→ **What the exercise asks**:
All pictures are to be skipped; retype only the lines from the top of the entries through the line with "const MINOR = 8;", both included.

→ **Input for this task**:
--- start ---

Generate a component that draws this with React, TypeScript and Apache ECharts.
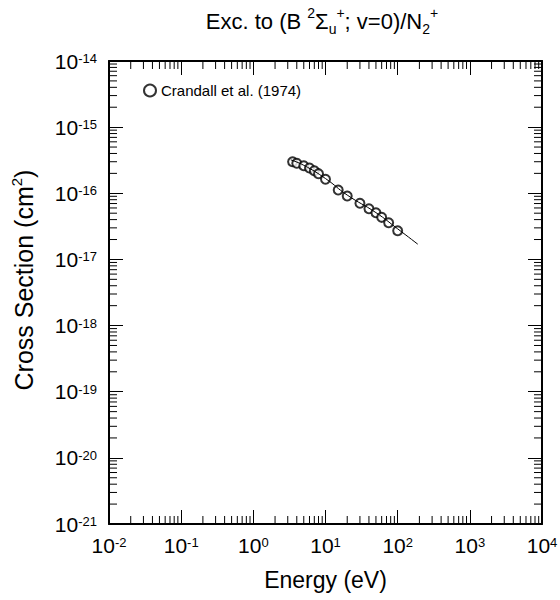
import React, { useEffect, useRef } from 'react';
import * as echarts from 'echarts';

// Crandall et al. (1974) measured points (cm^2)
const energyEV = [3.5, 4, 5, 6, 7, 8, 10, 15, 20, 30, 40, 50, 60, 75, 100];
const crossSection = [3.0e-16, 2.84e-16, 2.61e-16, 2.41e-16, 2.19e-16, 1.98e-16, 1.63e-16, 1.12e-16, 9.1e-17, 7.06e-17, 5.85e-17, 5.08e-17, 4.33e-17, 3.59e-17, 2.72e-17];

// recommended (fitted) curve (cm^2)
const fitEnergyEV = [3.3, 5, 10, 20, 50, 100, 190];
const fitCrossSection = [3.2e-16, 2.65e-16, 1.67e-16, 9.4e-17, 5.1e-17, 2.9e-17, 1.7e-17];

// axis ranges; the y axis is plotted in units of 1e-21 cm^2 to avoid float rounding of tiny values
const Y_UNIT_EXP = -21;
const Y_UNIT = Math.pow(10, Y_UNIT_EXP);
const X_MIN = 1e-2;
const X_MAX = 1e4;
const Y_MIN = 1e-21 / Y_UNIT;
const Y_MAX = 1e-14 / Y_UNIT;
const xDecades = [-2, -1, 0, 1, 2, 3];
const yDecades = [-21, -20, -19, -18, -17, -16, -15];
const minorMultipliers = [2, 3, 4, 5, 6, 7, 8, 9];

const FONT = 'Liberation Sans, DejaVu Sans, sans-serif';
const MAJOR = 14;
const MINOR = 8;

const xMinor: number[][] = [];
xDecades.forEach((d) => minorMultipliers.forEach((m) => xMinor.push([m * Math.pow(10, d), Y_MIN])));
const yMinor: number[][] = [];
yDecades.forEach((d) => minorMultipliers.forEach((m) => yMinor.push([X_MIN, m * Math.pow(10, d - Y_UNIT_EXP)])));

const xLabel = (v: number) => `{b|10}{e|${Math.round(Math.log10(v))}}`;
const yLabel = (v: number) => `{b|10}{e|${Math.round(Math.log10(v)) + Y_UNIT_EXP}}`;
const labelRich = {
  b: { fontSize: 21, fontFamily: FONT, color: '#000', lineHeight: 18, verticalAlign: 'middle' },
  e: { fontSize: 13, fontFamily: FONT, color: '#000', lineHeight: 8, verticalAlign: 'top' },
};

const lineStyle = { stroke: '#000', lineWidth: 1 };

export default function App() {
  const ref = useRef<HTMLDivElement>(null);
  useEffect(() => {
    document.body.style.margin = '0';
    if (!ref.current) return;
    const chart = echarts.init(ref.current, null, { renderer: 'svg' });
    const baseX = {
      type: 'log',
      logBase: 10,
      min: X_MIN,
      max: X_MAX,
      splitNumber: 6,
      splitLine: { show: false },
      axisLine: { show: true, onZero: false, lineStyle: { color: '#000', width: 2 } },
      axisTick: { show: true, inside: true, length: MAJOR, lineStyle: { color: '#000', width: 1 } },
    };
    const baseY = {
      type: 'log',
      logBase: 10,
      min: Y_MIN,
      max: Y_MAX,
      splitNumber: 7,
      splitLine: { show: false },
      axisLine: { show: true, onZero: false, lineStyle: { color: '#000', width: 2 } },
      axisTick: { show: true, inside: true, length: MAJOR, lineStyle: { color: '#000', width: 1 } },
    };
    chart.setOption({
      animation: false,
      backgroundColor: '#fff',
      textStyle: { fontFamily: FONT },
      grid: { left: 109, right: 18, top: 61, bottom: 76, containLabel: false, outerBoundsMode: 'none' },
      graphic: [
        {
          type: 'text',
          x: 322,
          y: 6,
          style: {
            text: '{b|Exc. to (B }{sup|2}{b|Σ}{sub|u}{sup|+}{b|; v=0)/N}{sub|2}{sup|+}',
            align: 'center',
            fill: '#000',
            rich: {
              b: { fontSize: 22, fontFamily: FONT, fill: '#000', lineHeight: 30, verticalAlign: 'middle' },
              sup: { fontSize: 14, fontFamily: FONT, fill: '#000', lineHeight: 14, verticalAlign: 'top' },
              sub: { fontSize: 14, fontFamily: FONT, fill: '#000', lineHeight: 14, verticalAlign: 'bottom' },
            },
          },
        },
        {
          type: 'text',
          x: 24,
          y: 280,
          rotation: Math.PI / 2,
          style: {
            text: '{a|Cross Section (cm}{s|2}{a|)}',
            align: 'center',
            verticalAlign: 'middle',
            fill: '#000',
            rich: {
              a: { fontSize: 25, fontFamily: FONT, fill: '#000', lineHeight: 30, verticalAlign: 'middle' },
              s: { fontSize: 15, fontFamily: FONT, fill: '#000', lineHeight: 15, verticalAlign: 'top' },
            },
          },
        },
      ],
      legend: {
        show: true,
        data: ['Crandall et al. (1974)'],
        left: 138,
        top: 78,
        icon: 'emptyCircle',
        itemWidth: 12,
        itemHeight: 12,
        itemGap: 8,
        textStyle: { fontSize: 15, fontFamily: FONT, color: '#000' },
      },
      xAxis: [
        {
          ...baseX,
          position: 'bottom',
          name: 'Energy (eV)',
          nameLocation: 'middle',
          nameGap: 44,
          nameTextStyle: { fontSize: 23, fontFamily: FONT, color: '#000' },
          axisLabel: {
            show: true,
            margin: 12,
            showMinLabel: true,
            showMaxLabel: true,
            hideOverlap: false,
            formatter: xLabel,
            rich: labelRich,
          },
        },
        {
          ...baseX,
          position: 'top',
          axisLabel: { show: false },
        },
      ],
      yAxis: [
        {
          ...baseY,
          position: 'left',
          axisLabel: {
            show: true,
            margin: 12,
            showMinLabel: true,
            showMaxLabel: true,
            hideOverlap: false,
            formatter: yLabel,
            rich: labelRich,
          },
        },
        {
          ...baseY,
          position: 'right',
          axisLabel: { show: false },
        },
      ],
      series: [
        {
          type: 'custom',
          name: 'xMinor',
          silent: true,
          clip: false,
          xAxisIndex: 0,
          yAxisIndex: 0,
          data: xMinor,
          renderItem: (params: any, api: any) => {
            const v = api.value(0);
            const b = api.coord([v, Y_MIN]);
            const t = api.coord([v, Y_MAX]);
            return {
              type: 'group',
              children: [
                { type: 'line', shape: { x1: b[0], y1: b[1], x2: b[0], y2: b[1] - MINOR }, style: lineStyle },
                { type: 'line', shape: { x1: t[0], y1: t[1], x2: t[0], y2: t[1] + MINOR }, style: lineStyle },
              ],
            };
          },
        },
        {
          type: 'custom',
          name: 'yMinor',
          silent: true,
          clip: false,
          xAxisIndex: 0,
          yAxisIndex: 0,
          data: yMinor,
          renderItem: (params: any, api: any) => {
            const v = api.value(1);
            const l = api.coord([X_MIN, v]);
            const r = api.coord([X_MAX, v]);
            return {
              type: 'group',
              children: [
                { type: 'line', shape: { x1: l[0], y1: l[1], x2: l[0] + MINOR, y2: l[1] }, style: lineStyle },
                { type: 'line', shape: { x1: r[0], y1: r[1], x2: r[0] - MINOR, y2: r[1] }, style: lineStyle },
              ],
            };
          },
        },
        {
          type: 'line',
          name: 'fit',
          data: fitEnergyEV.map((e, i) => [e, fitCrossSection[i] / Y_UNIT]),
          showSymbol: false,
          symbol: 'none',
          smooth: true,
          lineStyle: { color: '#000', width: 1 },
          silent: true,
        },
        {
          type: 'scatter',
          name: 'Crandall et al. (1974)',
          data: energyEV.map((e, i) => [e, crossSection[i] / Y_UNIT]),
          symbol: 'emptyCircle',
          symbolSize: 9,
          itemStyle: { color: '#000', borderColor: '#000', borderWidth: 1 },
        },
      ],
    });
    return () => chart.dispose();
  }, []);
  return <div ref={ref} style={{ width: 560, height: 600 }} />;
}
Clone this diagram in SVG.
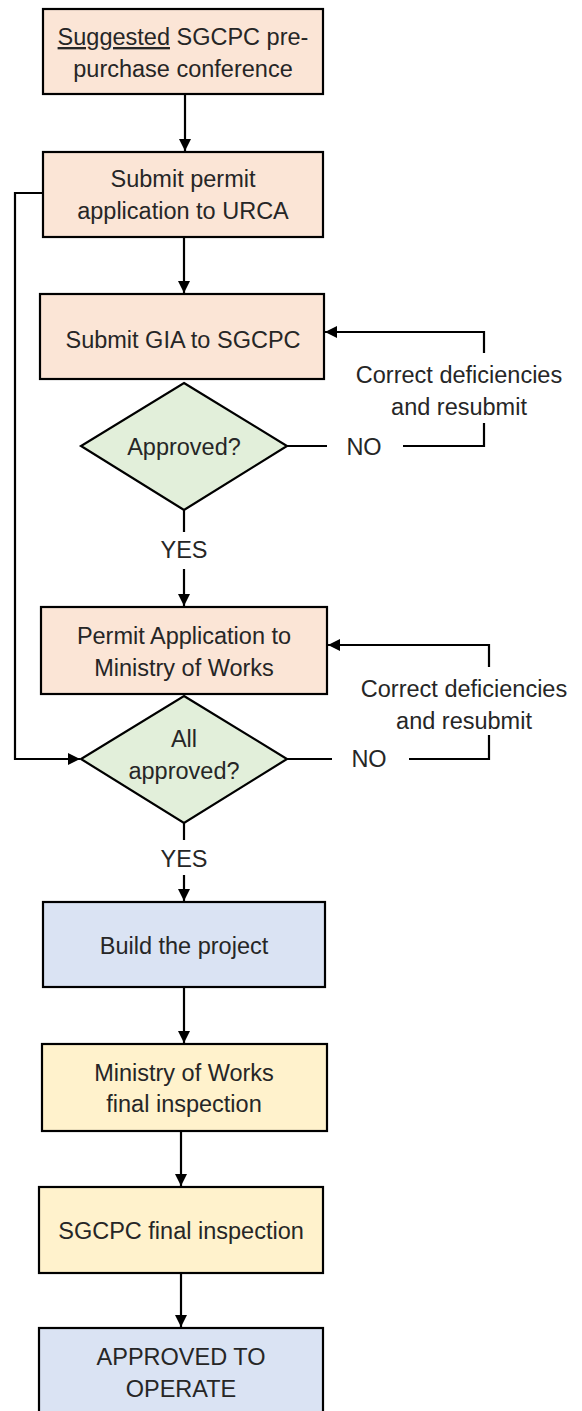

--- end ---

→ **Result**:
Generate a component that draws this with React, TypeScript and Apache ECharts.
import React, { useEffect, useRef } from 'react';
import * as echarts from 'echarts';

// Crandall et al. (1974) measured points (cm^2)
const energyEV = [3.5, 4, 5, 6, 7, 8, 10, 15, 20, 30, 40, 50, 60, 75, 100];
const crossSection = [3.0e-16, 2.84e-16, 2.61e-16, 2.41e-16, 2.19e-16, 1.98e-16, 1.63e-16, 1.12e-16, 9.1e-17, 7.06e-17, 5.85e-17, 5.08e-17, 4.33e-17, 3.59e-17, 2.72e-17];

// recommended (fitted) curve (cm^2)
const fitEnergyEV = [3.3, 5, 10, 20, 50, 100, 190];
const fitCrossSection = [3.2e-16, 2.65e-16, 1.67e-16, 9.4e-17, 5.1e-17, 2.9e-17, 1.7e-17];

// axis ranges; the y axis is plotted in units of 1e-21 cm^2 to avoid float rounding of tiny values
const Y_UNIT_EXP = -21;
const Y_UNIT = Math.pow(10, Y_UNIT_EXP);
const X_MIN = 1e-2;
const X_MAX = 1e4;
const Y_MIN = 1e-21 / Y_UNIT;
const Y_MAX = 1e-14 / Y_UNIT;
const xDecades = [-2, -1, 0, 1, 2, 3];
const yDecades = [-21, -20, -19, -18, -17, -16, -15];
const minorMultipliers = [2, 3, 4, 5, 6, 7, 8, 9];

const FONT = 'Liberation Sans, DejaVu Sans, sans-serif';
const MAJOR = 14;
const MINOR = 8;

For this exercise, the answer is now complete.